À la ferme de Sébastien et Denis Charrois, le système de chauffage à la biomasse se révèle supérieur aux dispositifs fonctionnant au propane ou au mazout qu’ils employaient auparavant. « C’est une chaleur plus uniforme. La litière est plus sèche et avec le coût réduit de chauffage, nous nous permettons de ventiler davantage. En bout de ligne, nous avons observé de meilleurs départs (une diminution du taux de mortalité) », soumet Sébastien Charrois, qui détaille à environ 400 000 $ le coût global associé à ce système de chauffage qui dessert trois poulaillers, en plus de sa maison.

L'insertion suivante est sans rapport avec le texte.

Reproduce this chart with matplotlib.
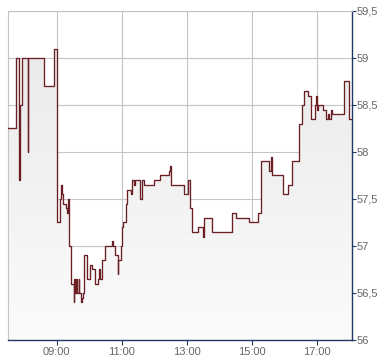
import numpy as np
import pandas as pd
import matplotlib
matplotlib.use("Agg")
import matplotlib.pyplot as plt
import matplotlib.dates as mdates
from matplotlib.ticker import FuncFormatter

plt.rcParams['font.family'] = ['Liberation Sans', 'DejaVu Sans']

# intraday quotes (time of change, price)
times = ["07:30", "07:44", "07:51", "07:53", "07:55", "08:06", "08:07", "08:37", "08:54",
         "09:01", "09:05", "09:08", "09:10", "09:12", "09:17", "09:18", "09:20", "09:23",
         "09:27", "09:31", "09:32", "09:34", "09:36", "09:38", "09:40", "09:41", "09:45",
         "09:47", "09:49", "09:51", "09:55", "09:56", "10:02", "10:05", "10:11", "10:15",
         "10:18", "10:20", "10:23", "10:29", "10:41", "10:43", "10:48", "10:52", "10:53",
         "10:59", "11:01", "11:02", "11:07", "11:09", "11:17", "11:19", "11:22", "11:24",
         "11:34", "11:37", "11:41", "12:00", "12:11", "12:26", "12:28", "12:30", "12:31",
         "12:55", "13:02", "13:05", "13:10", "13:21", "13:30", "13:32", "13:46", "14:23",
         "14:30", "14:55", "15:10", "15:17", "15:31", "15:34", "15:37", "15:56", "16:07",
         "16:14", "16:27", "16:32", "16:36", "16:43", "16:48", "16:56", "16:58", "16:59",
         "17:02", "17:10", "17:17", "17:19", "17:21", "17:25", "17:27", "17:50", "17:58",
         "18:04"]
prices = [58.25, 59.0, 57.7, 58.5, 59.0, 58.0, 59.0, 58.7, 59.1,
          57.25, 57.5, 57.65, 57.55, 57.45, 57.4, 57.35, 57.5, 57.0,
          56.6, 56.4, 56.65, 56.5, 56.65, 56.5, 56.65, 56.5, 56.4,
          56.45, 56.5, 56.9, 56.75, 56.65, 56.8, 56.75, 56.6, 56.65,
          56.75, 56.65, 56.85, 57.0, 57.05, 57.0, 56.9, 56.7, 56.85,
          57.0, 57.2, 57.25, 57.45, 57.6, 57.55, 57.7, 57.65, 57.7,
          57.5, 57.7, 57.65, 57.7, 57.75, 57.8, 57.85, 57.75, 57.65,
          57.55, 57.7, 57.4, 57.15, 57.2, 57.1, 57.3, 57.15, 57.35,
          57.3, 57.25, 57.35, 57.9, 57.8, 57.95, 57.75, 57.55, 57.65,
          57.9, 58.3, 58.5, 58.65, 58.6, 58.35, 58.5, 58.6, 58.45,
          58.5, 58.45, 58.35, 58.4, 58.35, 58.45, 58.4, 58.75, 58.35,
          58.35]
x_ticks = ["09:00", "11:00", "13:00", "15:00", "17:00"]
y_ticks = [56, 56.5, 57, 57.5, 58, 58.5, 59, 59.5]

day = "2024-01-02 "
t = pd.to_datetime([day + s for s in times])
tick_t = pd.to_datetime([day + s for s in x_ticks])

fig = plt.figure(figsize=(3.9, 3.64), dpi=100)
ax = fig.add_axes([0.0205, 0.066, 0.882, 0.904])

ymin, ymax = 56, 59.5
xnum = mdates.date2num(t)

# gradient fill under the step line
grad = np.linspace(0, 1, 256).reshape(-1, 1)
cmap = matplotlib.colors.LinearSegmentedColormap.from_list("g", ["#fbfbfb", "#e8e8e8"])
im = ax.imshow(grad, aspect="auto", cmap=cmap, origin="lower",
               extent=[xnum[0], xnum[-1], ymin, ymax], zorder=1)
poly = ax.fill_between(t, prices, ymin, step="post", facecolor="none", edgecolor="none")
im.set_clip_path(poly.get_paths()[0], transform=ax.transData)

ax.plot(t, prices, drawstyle="steps-post", color="#6b1e24", lw=0.95, zorder=3)

ax.set_xlim(xnum[0], xnum[-1])
ax.set_ylim(ymin, ymax)
ax.set_xticks(tick_t)
ax.xaxis.set_major_formatter(mdates.DateFormatter("%H:%M"))
ax.set_yticks(y_ticks)
ax.yaxis.set_major_formatter(FuncFormatter(lambda v, p: f"{v:g}".replace(".", ",")))
ax.yaxis.tick_right()

ax.grid(True, color="#c4c4c4", lw=0.8, zorder=0)
ax.set_axisbelow(True)
for s in ["left", "top"]:
    ax.spines[s].set_color("#c4c4c4")
    ax.spines[s].set_linewidth(0.8)
for s in ["bottom", "right"]:
    ax.spines[s].set_color("#1f3864")
    ax.spines[s].set_linewidth(1.0)

ax.tick_params(axis="x", length=3.5, width=0.8, color="#1f3864", labelcolor="#666666",
               labelsize=8, pad=1.5)
ax.tick_params(axis="y", length=3, width=0.8, color="#1f3864", labelcolor="#666666",
               labelsize=8, pad=0.5)

fig.savefig("out.png", dpi=100)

Par le biais de vis sans fin, la biomasse est acheminée vers le brûleur, et ce, de façon entièrement automatisée. Le système peut faire face aux plus grands froids et pourrait même suffire à une autre installation. À ce sujet, Sébastien a une petite idée : la piscine! Le paternel y semble moins « chaud », se contentant d’un soupir comme réponse…

Le piña colada et les brise-vent

Les agriculteurs aiment prendre leurs propres décisions, se débrouiller par eux-mêmes et, idéalement, être autosuffisants. Un concept d’autarcie qui cadre avec l’autoproduction de combustible, comme le saule à croissance rapide. Avec les avancés techniques qui permettront de produire une biomasse peu dispendieuse, la haie brise-vent et la bande riveraine pourraient franchir un stade important de leur évolution. À vrai dire, un brise-vent de saules protégerait les champs ou les bâtiments du vent, et la bande riveraine continuerait de solidifier les rives tout en contrant la fuite de fertilisant, mais ces plantations deviendraient aussi une source d’énergie. Un concept très intéressant qu’il ne faudra pas manquer de célébrer, piña colada bien frais à la main, dans une piscine… bien chaude!